On the way they talk about why Lynn shaved her head (so the guys wouldn’t treat her as feminine during initiation) (why is “because I don’t want to deal with it” never a legitimate option when this comes up? I mean, hair-pulling is a thing that happens in hand-to-hand and taking that out as an option is something you might do if really dedicated to it) and Tris talks about how the Dauntless could stand to be a bit more cunning instead of just brute-in-your-face punchy.
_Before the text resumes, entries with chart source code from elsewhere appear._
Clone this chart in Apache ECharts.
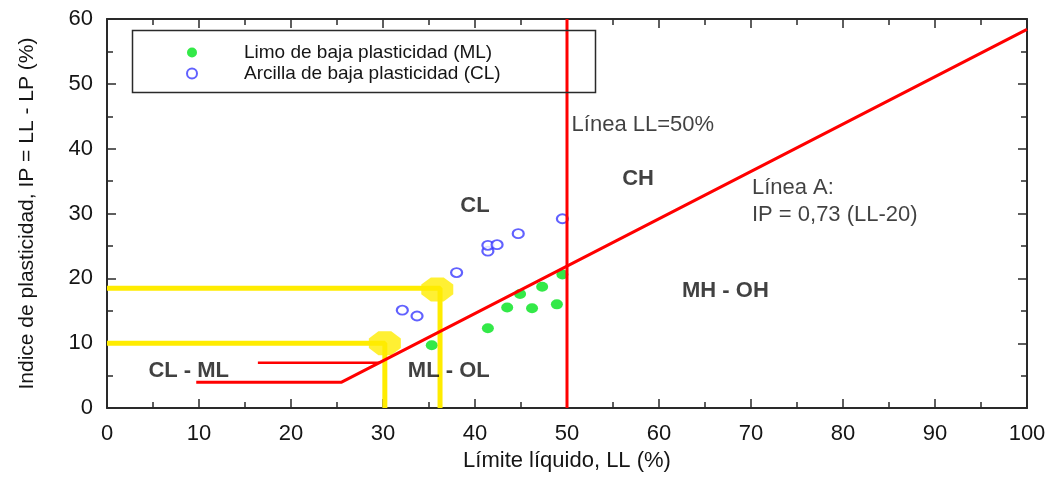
<!DOCTYPE html>
<html>
<head>
<meta charset="utf-8">
<script src="https://cdn.jsdelivr.net/npm/echarts@6/dist/echarts.min.js"></script>
<style>
html,body{margin:0;padding:0;background:#fff;}
#chart{width:1056px;height:477px;}
</style>
</head>
<body>
<div id="chart"></div>
<script>
// ---- data ----
const xTicks = [0,10,20,30,40,50,60,70,80,90,100];
const yTicks = [0,10,20,30,40,50,60];
const mlName = 'Limo de baja plasticidad (ML)';
const clName = 'Arcilla de baja plasticidad (CL)';
const mlPoints = [[35.3,9.7],[41.4,12.3],[43.5,15.5],[44.9,17.6],[46.2,15.4],[47.3,18.7],[48.9,16.0],[49.5,20.6]];
const clPoints = [[32.1,15.1],[33.7,14.2],[38.0,20.9],[41.4,24.2],[41.4,25.1],[42.4,25.2],[44.7,26.9],[49.5,29.2]];
const llLine = [[50,0],[50,60]];
const aLine = [[9.7,4],[25.5,4],[100,58.4]];
const upperLine = [[16.4,7],[29.6,7]];
const yellowLine1 = [[0,10],[30.2,10],[30.2,0]];
const yellowLine2 = [[0,18.5],[36.2,18.5],[36.2,0]];
const yellowMarks = [[30.2,10],[35.9,18.3]];
const plainNotes = [[50.5,43.7,'Línea LL=50%'],[70.1,34.0,'Línea A:'],[70.1,29.8,'IP = 0,73 (LL-20)']];
const boldNotes = [[56.0,35.4,'CH'],[62.5,18.0,'MH - OH'],[38.4,31.1,'CL'],[4.5,5.7,'CL - ML'],[32.7,5.7,'ML - OL']];
const xTitle = 'Límite líquido, LL (%)';
const yTitle = 'Indice de plasticidad, IP = LL - LP (%)';

// ---- chart ----
const FONT = '"Liberation Sans", Arial, sans-serif';
const TXT = '#151515';
const AX = '#2a2a2a';
const RED = '#ff0000';
const YEL = '#ffec00';

const chart = echarts.init(document.getElementById('chart'));

function mkX(pos, labels) {
  return {
    type: 'value', position: pos,
    min: xTicks[0], max: xTicks[xTicks.length-1], interval: xTicks[1]-xTicks[0],
    name: labels ? xTitle : '', nameLocation: 'middle', nameGap: 40,
    nameTextStyle: {fontFamily: FONT, fontSize: 22, color: TXT},
    axisLine: {show: true, onZero: false, lineStyle: {color: AX, width: 2}},
    axisTick: {show: true, inside: true, length: 9, lineStyle: {color: AX, width: 1.5}},
    minorTick: {show: true, splitNumber: 2, length: 6, lineStyle: {color: AX, width: 1.5}},
    axisLabel: {show: labels, margin: 15, fontFamily: FONT, fontSize: 22, color: TXT,
      formatter: v => xTicks.includes(v) ? String(v) : ''},
    splitLine: {show: false}
  };
}
function mkY(pos, labels) {
  return {
    type: 'value', position: pos,
    min: yTicks[0], max: yTicks[yTicks.length-1], interval: yTicks[1]-yTicks[0],
    name: labels ? yTitle : '', nameLocation: 'middle', nameGap: 69,
    nameTextStyle: {fontFamily: FONT, fontSize: 21, color: TXT},
    axisLine: {show: true, onZero: false, lineStyle: {color: AX, width: 2}},
    axisTick: {show: true, inside: true, length: 9, lineStyle: {color: AX, width: 1.5}},
    minorTick: {show: true, splitNumber: 2, length: 6, lineStyle: {color: AX, width: 1.5}},
    axisLabel: {show: labels, margin: 14, fontFamily: FONT, fontSize: 22, color: TXT,
      formatter: v => yTicks.includes(v) ? String(v) : ''},
    splitLine: {show: false}
  };
}
function redLine(data, w) {
  return {type: 'line', data: data, symbol: 'none', silent: true, z: 4,
    lineStyle: {color: RED, width: w}, animation: false};
}
function yelLine(data) {
  return {type: 'line', data: data, symbol: 'none', silent: true, z: 3,
    lineStyle: {color: YEL, width: 5}, animation: false};
}
function notes(data, bold) {
  return {type: 'scatter', data: data, symbolSize: 0, silent: true, z: 6,
    label: {show: true, position: 'right', distance: 0, formatter: p => p.data[2],
      fontFamily: FONT, fontSize: 22, fontWeight: bold ? 'bold' : 'normal', color: '#111'},
    animation: false};
}

chart.setOption({
  animation: false,
  backgroundColor: '#fff',
  grid: {left: 107, right: 29, top: 19, bottom: 68, containLabel: false},
  xAxis: [mkX('bottom', true), mkX('top', false)],
  yAxis: [mkY('left', true), mkY('right', false)],
  legend: {
    orient: 'vertical', left: 181, top: 38, itemGap: 2,
    itemWidth: 14, itemHeight: 10,
    data: [mlName, clName],
    textStyle: {fontFamily: FONT, fontSize: 19, color: TXT, padding: [0,0,0,40]}
  },
  graphic: [{
    type: 'rect', left: 130, top: 28, z: 10,
    shape: {width: 463, height: 62},
    style: {fill: 'none', stroke: AX, lineWidth: 1.5}
  }],
  series: [
    {name: mlName, type: 'scatter', data: mlPoints, symbol: 'circle', symbolSize: [12,10], z: 2,
      itemStyle: {color: '#00e31a'}},
    {name: clName, type: 'scatter', data: clPoints, symbol: 'emptyCircle', symbolSize: [11,9], z: 2,
      itemStyle: {color: '#3a3aff', borderWidth: 1.6}},
    yelLine(yellowLine1),
    yelLine(yellowLine2),
    {type: 'scatter', data: yellowMarks, silent: true, z: 3,
      symbol: 'path://M3,0 L7,0 L10,3 L10,7 L7,10 L3,10 L0,7 L0,3 Z', symbolSize: [32,24],
      itemStyle: {color: YEL}},
    redLine(llLine, 3),
    redLine(aLine, 3),
    redLine(upperLine, 2.5),
    notes(plainNotes, false),
    notes(boldNotes, true)
  ]
});
</script>
</body>
</html>
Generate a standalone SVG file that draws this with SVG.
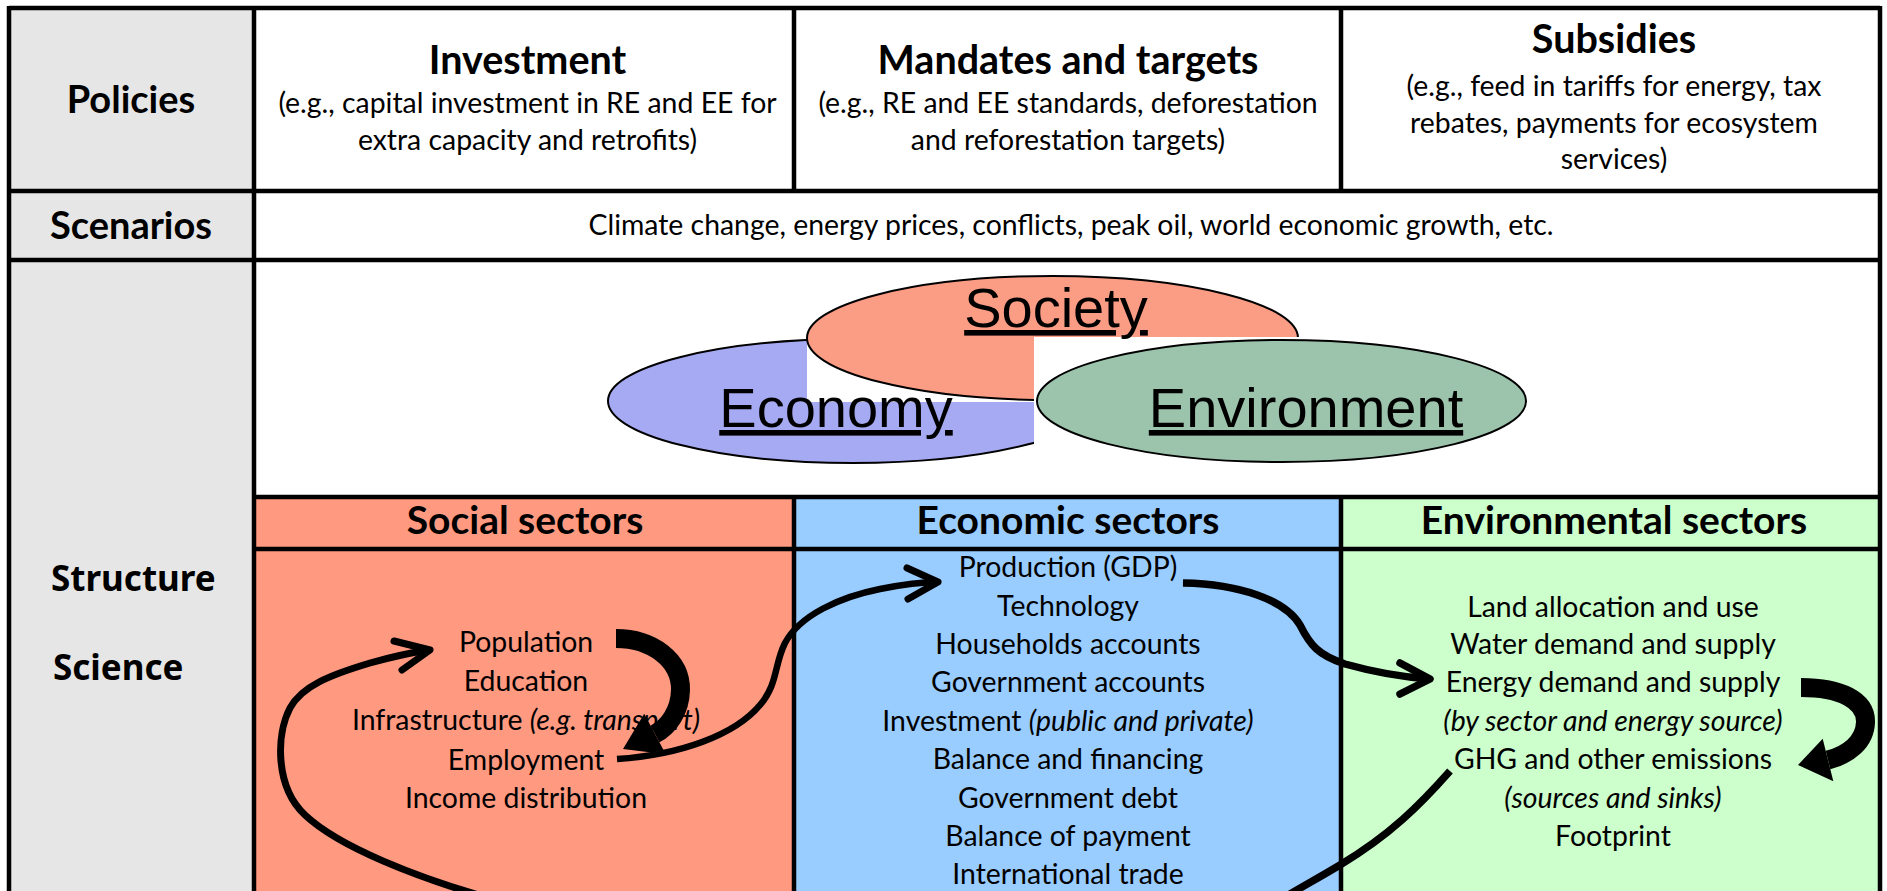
<svg xmlns="http://www.w3.org/2000/svg" width="1887" height="891" viewBox="0 0 1887 891">
<style>
.lbl{font-family:Lato,"Liberation Sans",sans-serif;font-weight:bold;font-size:38px;text-anchor:middle;fill:#000}
.side{font-family:"Noto Sans","DejaVu Sans",sans-serif;font-weight:bold;font-size:35px;fill:#000}
.ttl{font-family:Lato,"Liberation Sans",sans-serif;font-weight:bold;font-size:39.5px;text-anchor:middle;fill:#000}
.body{font-family:Lato,"Liberation Sans",sans-serif;font-size:28.4px;text-anchor:middle;fill:#000}
.hdr{font-family:Lato,"Liberation Sans",sans-serif;font-weight:bold;font-size:39px;text-anchor:middle;fill:#000}
.big{font-family:"Liberation Sans",Arial,sans-serif;font-size:56px;text-anchor:middle;text-decoration:underline;fill:#000}
.it{font-style:italic}
.grid{stroke:#000;stroke-width:4.5;fill:none}
.ell{stroke:#000;stroke-width:2}
.conn{stroke:#000;fill:none;stroke-width:7;stroke-linecap:butt}
.conn-m{stroke:#000;fill:none;stroke-width:6.5;stroke-linecap:butt}
.conn-w{stroke:#000;fill:none;stroke-width:7.5;stroke-linecap:butt}
.band{stroke:#000;fill:none;stroke-width:19;stroke-linecap:butt}
.head{stroke:#000;fill:none;stroke-width:7;stroke-linecap:round;stroke-linejoin:round}
.head-w{stroke:#000;fill:none;stroke-width:7.5;stroke-linecap:round;stroke-linejoin:round}
.blk{fill:#000}
</style>
<rect x="0" y="0" width="1887" height="891" fill="#fff"/>

<g id="label-policies">
<rect x="9" y="8" width="245" height="183" fill="#E6E6E6"/>
<text class="lbl" x="131" y="112.5">Policies</text>
</g>
<g id="label-scenarios">
<rect x="9" y="191" width="245" height="69" fill="#E6E6E6"/>
<text class="lbl" x="131" y="238.5">Scenarios</text>
</g>
<g id="label-structure-science">
<rect x="9" y="260" width="245" height="631" fill="#E6E6E6"/>
<text class="side" x="51" y="591">Structure</text>
<text class="side" x="53" y="680">Science</text>
</g>

<g id="policy-investment">
<text class="ttl" x="527.5" y="73.5">Investment</text>
<text class="body" x="527.5" y="112.5">(e.g., capital investment in RE and EE for</text>
<text class="body" x="527.5" y="149.5">extra capacity and retrofits)</text>
</g>
<g id="policy-mandates">
<text class="ttl" x="1068" y="73.5">Mandates and targets</text>
<text class="body" x="1068" y="112.5">(e.g., RE and EE standards, deforestation</text>
<text class="body" x="1068" y="149.5">and reforestation targets)</text>
</g>
<g id="policy-subsidies">
<text class="ttl" x="1614" y="53">Subsidies</text>
<text class="body" x="1614" y="96">(e.g., feed in tariffs for energy, tax</text>
<text class="body" x="1614" y="132.5">rebates, payments for ecosystem</text>
<text class="body" x="1614" y="169">services)</text>
</g>
<g id="scenarios">
<text class="body" x="1071" y="235">Climate change, energy prices, conflicts, peak oil, world economic growth, etc.</text>
</g>

<g id="economy">
<ellipse class="ell" cx="853" cy="401" rx="245" ry="62" fill="#A6AAF2"/>
</g>
<g id="society">
<rect x="807" y="274" width="492" height="128" fill="#fff"/>
<ellipse class="ell" cx="1052.5" cy="338" rx="245.5" ry="62" fill="#FB9C84"/>
</g>
<g id="environment">
<rect x="1034" y="337" width="496" height="130" fill="#fff"/>
<ellipse class="ell" cx="1281.5" cy="401" rx="244.5" ry="61" fill="#9CC3AC"/>
</g>
<g id="pillar-labels">
<text class="big" x="1056" y="327">Society</text>
<text class="big" x="836" y="427">Economy</text>
<text class="big" x="1306" y="427">Environment</text>
</g>

<g id="social-sectors">
<rect x="254" y="497" width="540" height="394" fill="#FF9980"/>
<text class="hdr" x="525" y="534">Social sectors</text>
<text class="body" x="526" y="652">Population</text>
<text class="body" x="526" y="691">Education</text>
<text class="body" x="526" y="729.5">Infrastructure <tspan class="it">(e.g. transport)</tspan></text>
<text class="body" x="526" y="769.5">Employment</text>
<text class="body" x="526" y="808">Income distribution</text>
</g>
<g id="economic-sectors">
<rect x="794" y="497" width="547" height="394" fill="#99CCFF"/>
<text class="hdr" x="1068" y="534">Economic sectors</text>
<text class="body" x="1068" y="577">Production (GDP)</text>
<text class="body" x="1068" y="615.5">Technology</text>
<text class="body" x="1068" y="654">Households accounts</text>
<text class="body" x="1068" y="692">Government accounts</text>
<text class="body" x="1068" y="730.5">Investment <tspan class="it">(public and private)</tspan></text>
<text class="body" x="1068" y="769">Balance and financing</text>
<text class="body" x="1068" y="807.5">Government debt</text>
<text class="body" x="1068" y="845.5">Balance of payment</text>
<text class="body" x="1068" y="884">International trade</text>
</g>
<g id="environmental-sectors">
<rect x="1341" y="497" width="539" height="394" fill="#CCFFCC"/>
<text class="hdr" x="1614" y="534">Environmental sectors</text>
<text class="body" x="1613" y="616.5">Land allocation and use</text>
<text class="body" x="1613" y="654">Water demand and supply</text>
<text class="body" x="1613" y="692">Energy demand and supply</text>
<text class="body it" x="1613" y="730.5">(by sector and energy source)</text>
<text class="body" x="1613" y="769">GHG and other emissions</text>
<text class="body it" x="1613" y="807.5">(sources and sinks)</text>
<text class="body" x="1613" y="845.5">Footprint</text>
</g>

<g id="grid" class="grid">
<path d="M9,8H1880M9,191H1880M9,260H1880M254,497H1880M254,549H1880"/>
<path d="M9,6V891M254,6V891M794,6V191M1341,6V191M794,497V891M1341,497V891M1880,6V891"/>
</g>

<g id="connectors">
<path class="conn" d="M482,896 C420,878 340,848 305,815 C275,787 276,735 290,708 C302,686 330,675 370,663 C395,656 415,652 430,650"/>
<path class="head" d="M394,641 L430,650 L402,670"/>
<path class="band" d="M616,638.5 C652,638.5 681,660 680.5,690 C680,712 668,727 655,734"/>
<polygon class="blk" points="665.8,754.2 644.2,713.8 623,749"/>
<path class="conn-m" d="M617,759 C680,755 735,735 760,705 C778,684 774,665 785,643 C800,615 840,597 880,589 C905,584 925,582 938,582"/>
<path class="head" d="M907,568 L938,582 L908,599"/>
<path class="conn-w" d="M1183,583 C1240,584 1285,600 1300,625 C1310,645 1318,655 1345,664 C1370,671 1400,677 1430,679"/>
<path class="head-w" d="M1400,663 L1430,679 L1400,694"/>
<path class="band" d="M1801,687.5 C1840,687.5 1866,700 1865.5,722 C1865,742 1848,755 1828,760"/>
<polygon class="blk" points="1833.3,781.3 1822.7,738.7 1798,765"/>
<path class="conn-w" d="M1450,771 C1420,805 1390,835 1340,865 C1320,877 1300,888 1285,897"/>
</g>
</svg>
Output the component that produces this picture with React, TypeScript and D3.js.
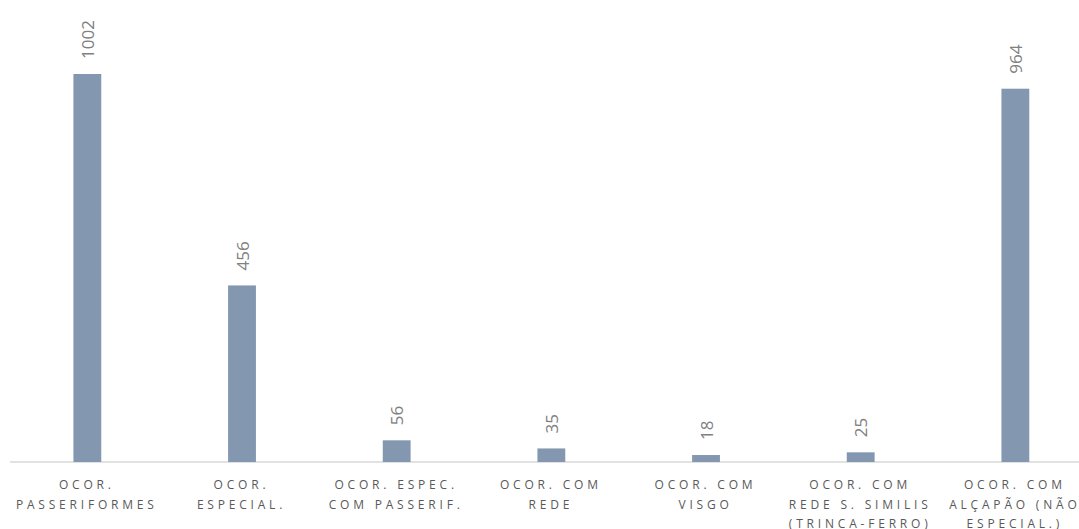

Tris has a point, but…does this scene have a point? This whole chapter has been a weird collection of…concepts, I guess. Talking points. Interesting things that exist but don’t really have any relevance to what’s going on at the moment. It’s like the author had all these cool conversations that she wanted to include, but couldn’t find a logical spot for them, so they got all shoved in to a too-short chapter during editing.
It’s strange to see Lynn with a sister—to see Lynn with a connection to someone at all.
You literally met her yesterday and have spent a grand total of, like, an hour with her since then.
They meet up with the rest of the go-spy group and there’s a little bit of banter and then AN EXPLOSION. Dauntless-traitors come in and attack!
The Dauntless have blue laser pointers on their guns, like the red ones we’re used to but blue because…??? I don’t know why they changed the color, especially since red was picked for a reason. It’s easier to see and travels the farthest. (Actually it’s because *some techno science stuff about absorption and wavelength and bending* but the end result is that it’ll be more visible for a longer distance than other colors.) Blue is nearly as opposite from red as you can get, so if red is the best color for laser sights, then blue would be almost literally the worst. (Technically violet would be the worst.)
Stuff! Turns out it’s sometimes that way for a reason and maybe you shouldn’t change it just for the sake of being different.
Anyway, the traitor-Dauntless are firing at everyone and Tris notices she’s got a blue light on her and tries to duck, but not fast enough. Dun dun dun!